(What to do) Reproduce exactly, and nothing else, the lines from the one that contains "Clone this diagram in TikZ." through the one that contains "(0,0) rectangle (593,371);". Leave the pictures out.

(The records)

>> begin

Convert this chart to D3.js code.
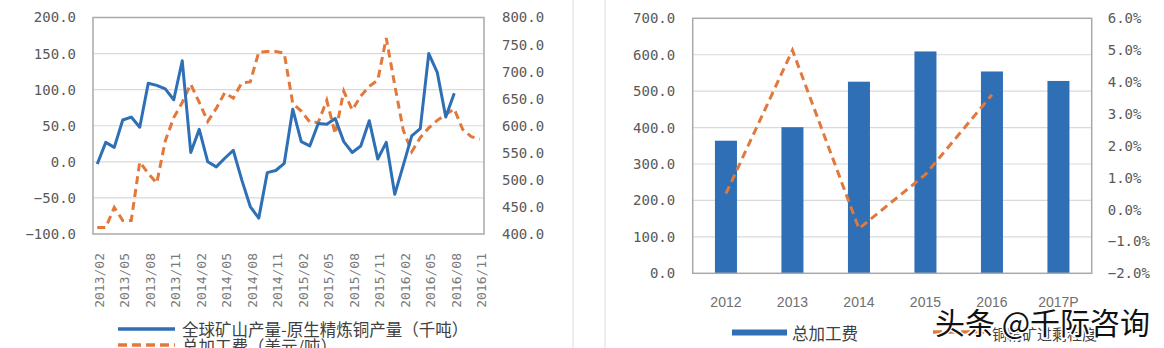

>> end
>> begin

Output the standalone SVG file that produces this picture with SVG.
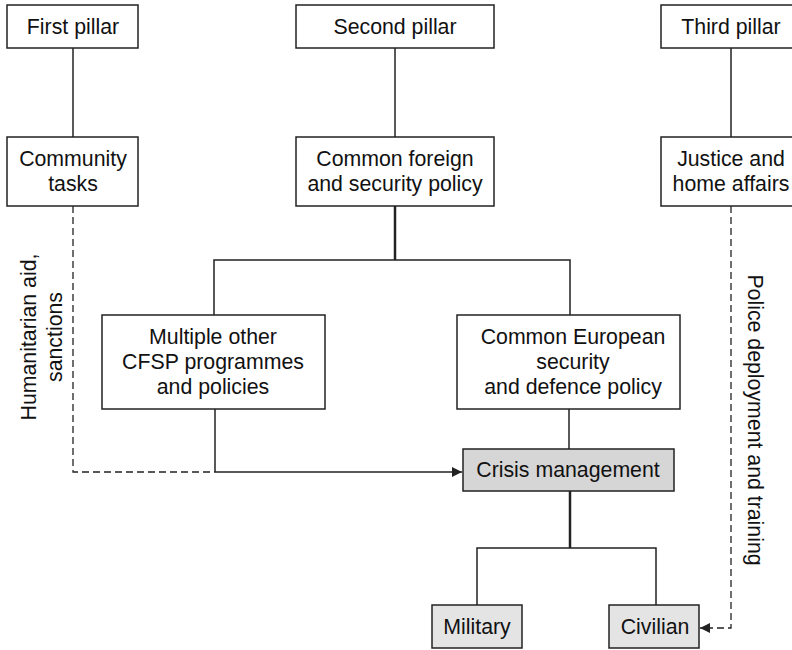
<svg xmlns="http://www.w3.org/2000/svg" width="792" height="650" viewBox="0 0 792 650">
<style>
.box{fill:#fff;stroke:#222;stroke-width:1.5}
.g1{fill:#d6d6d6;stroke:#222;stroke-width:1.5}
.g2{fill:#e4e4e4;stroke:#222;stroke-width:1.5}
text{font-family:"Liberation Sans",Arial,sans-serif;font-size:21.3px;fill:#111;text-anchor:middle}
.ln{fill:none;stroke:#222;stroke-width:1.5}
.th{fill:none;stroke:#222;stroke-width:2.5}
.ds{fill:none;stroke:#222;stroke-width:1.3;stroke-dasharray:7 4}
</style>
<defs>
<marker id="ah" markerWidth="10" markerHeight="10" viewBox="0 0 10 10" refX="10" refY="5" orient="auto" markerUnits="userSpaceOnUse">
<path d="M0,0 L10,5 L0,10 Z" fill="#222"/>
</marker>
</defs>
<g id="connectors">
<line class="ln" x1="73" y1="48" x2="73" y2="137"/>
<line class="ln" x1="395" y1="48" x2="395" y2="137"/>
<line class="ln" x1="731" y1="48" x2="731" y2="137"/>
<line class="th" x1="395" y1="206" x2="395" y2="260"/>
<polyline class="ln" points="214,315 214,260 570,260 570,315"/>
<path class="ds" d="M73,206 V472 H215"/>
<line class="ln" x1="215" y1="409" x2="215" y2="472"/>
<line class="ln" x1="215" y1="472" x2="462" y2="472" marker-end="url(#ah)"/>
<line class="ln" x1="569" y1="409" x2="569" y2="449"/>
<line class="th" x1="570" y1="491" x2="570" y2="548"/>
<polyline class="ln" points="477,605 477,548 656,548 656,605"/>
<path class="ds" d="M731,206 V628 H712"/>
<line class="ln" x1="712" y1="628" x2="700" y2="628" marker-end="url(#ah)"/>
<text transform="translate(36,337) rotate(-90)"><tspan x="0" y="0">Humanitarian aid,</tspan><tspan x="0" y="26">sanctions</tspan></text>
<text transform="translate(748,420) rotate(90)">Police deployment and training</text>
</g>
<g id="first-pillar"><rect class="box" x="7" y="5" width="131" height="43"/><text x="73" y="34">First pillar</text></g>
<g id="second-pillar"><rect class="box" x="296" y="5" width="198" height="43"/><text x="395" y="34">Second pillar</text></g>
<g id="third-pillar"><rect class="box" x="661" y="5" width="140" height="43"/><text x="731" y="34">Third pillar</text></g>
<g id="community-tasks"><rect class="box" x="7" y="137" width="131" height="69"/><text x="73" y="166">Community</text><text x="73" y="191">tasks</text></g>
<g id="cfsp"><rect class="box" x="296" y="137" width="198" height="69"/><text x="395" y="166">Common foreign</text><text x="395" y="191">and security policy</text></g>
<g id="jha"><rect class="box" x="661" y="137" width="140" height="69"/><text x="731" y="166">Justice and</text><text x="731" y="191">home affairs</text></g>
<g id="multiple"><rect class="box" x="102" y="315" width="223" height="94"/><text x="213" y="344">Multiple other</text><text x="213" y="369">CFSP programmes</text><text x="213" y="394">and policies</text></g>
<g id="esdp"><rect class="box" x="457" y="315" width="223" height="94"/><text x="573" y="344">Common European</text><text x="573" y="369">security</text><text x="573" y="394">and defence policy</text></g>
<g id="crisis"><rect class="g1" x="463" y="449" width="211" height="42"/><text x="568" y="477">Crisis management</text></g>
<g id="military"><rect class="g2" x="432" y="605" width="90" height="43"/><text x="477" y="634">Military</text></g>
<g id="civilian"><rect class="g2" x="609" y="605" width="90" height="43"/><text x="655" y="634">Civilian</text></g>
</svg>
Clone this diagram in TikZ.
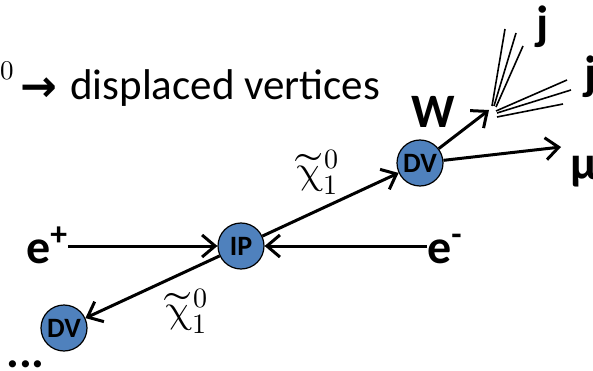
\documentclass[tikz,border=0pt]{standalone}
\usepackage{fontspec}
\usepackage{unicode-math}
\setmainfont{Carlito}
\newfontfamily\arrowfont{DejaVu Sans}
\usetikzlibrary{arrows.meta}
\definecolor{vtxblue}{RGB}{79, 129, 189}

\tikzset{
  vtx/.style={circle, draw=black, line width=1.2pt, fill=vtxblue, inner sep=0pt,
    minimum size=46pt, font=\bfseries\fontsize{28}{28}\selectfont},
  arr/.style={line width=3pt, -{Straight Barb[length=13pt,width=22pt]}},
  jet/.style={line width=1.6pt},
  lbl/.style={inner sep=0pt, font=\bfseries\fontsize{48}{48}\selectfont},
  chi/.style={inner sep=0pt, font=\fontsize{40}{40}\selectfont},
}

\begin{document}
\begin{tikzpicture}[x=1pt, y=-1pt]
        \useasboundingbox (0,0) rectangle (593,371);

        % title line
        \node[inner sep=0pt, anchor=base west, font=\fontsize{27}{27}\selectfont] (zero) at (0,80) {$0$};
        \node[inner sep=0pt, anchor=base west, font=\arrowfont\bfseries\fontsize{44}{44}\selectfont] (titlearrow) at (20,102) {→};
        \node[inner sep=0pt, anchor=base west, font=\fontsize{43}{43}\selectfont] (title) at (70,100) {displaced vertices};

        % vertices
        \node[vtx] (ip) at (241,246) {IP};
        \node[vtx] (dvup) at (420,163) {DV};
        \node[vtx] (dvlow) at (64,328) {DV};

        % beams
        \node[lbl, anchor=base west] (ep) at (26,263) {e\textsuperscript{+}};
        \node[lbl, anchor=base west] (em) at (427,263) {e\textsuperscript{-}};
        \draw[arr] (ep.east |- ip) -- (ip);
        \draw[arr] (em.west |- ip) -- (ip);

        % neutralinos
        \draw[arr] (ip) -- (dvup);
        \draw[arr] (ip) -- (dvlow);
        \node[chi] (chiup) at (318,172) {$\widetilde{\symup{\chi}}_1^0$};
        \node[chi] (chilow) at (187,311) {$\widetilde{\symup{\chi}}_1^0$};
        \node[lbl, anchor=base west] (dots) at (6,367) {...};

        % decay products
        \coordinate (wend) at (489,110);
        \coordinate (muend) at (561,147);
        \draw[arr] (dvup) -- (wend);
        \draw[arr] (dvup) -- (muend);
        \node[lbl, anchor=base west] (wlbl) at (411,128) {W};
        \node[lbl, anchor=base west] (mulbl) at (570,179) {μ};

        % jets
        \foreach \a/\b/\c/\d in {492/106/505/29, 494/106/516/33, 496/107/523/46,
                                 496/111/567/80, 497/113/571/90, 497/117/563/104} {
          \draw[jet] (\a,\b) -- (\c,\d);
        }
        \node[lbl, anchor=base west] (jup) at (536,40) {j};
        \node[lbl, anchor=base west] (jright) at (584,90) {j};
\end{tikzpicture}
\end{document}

>> end

(The result)
Clone this diagram in TikZ.
\documentclass[tikz,border=0pt]{standalone}
\usepackage{fontspec}
\usepackage{unicode-math}
\setmainfont{Carlito}
\newfontfamily\arrowfont{DejaVu Sans}
\usetikzlibrary{arrows.meta}
\definecolor{vtxblue}{RGB}{79, 129, 189}

\tikzset{
  vtx/.style={circle, draw=black, line width=1.2pt, fill=vtxblue, inner sep=0pt,
    minimum size=46pt, font=\bfseries\fontsize{28}{28}\selectfont},
  arr/.style={line width=3pt, -{Straight Barb[length=13pt,width=22pt]}},
  jet/.style={line width=1.6pt},
  lbl/.style={inner sep=0pt, font=\bfseries\fontsize{48}{48}\selectfont},
  chi/.style={inner sep=0pt, font=\fontsize{40}{40}\selectfont},
}

\begin{document}
\begin{tikzpicture}[x=1pt, y=-1pt]
        \useasboundingbox (0,0) rectangle (593,371);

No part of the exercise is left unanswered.